I am an EE, Denton that wrote that article is an EE, and we have debated on and off for over a decade. There is a third EE, Glenn, who really debates Denton more than me.
My attitude is that anyone can buy a CEA-06-250UW-350 strain gauge, glue them to the outside of a rifle chamber, put a Wheatstone bridge around it, design a much better instrument amplifier than Oehler just by using modern op amps, hook it up to a garden variety storage scope, and voila, get a trace. The interpretation of that trace into something useful is going to be harder. The book of stress vs strain formulas for complex shapes is by Roark.
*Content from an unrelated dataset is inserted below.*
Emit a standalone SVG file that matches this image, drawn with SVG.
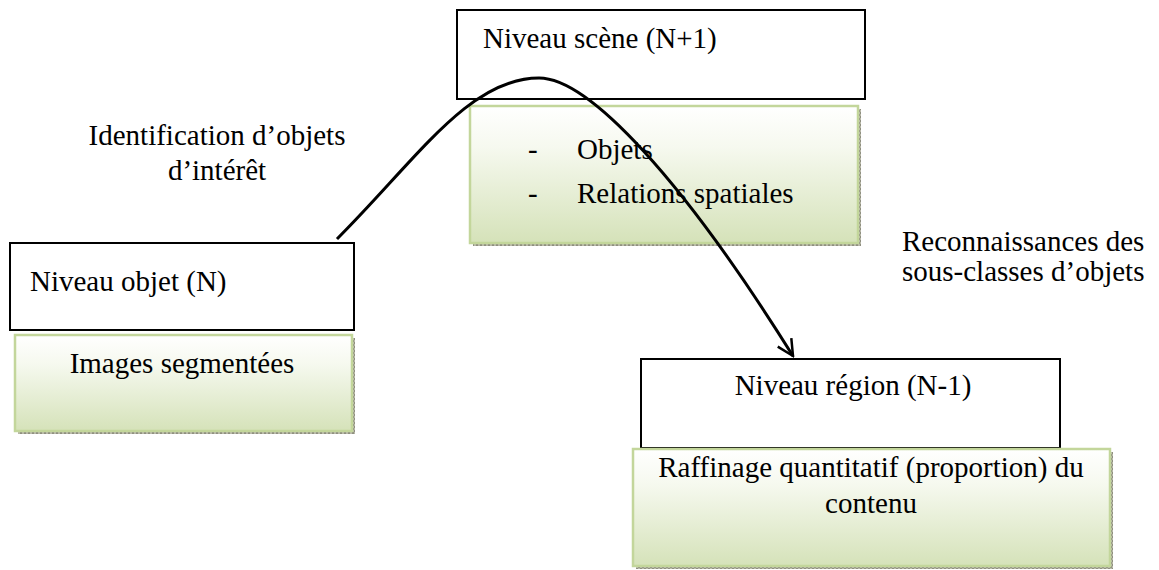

http://www.amazon.com/Roarks-Formula.../dp/007072542X
I do not think you will find that chamber and barrel taper open ended tube shape as a plug and crank formula.
I do not think you will be able to quantify the error introduced in how the strain gauge was glued.
This leaves one with a trace that cannot be directly tied to NIST.
Another layer of useless comes from the fact that if one did have something traceable and so did have actual psi, what would you do with it?
The SAAMI registered max average pressures for a given cartridge are fairly off the wall and arbitrary for the advanced reloader. He is more interested in real feedback from the real weak link, the brass.
I have all that equipment.
I am not doing it. Two layers of uselessness are enough to make me find something better.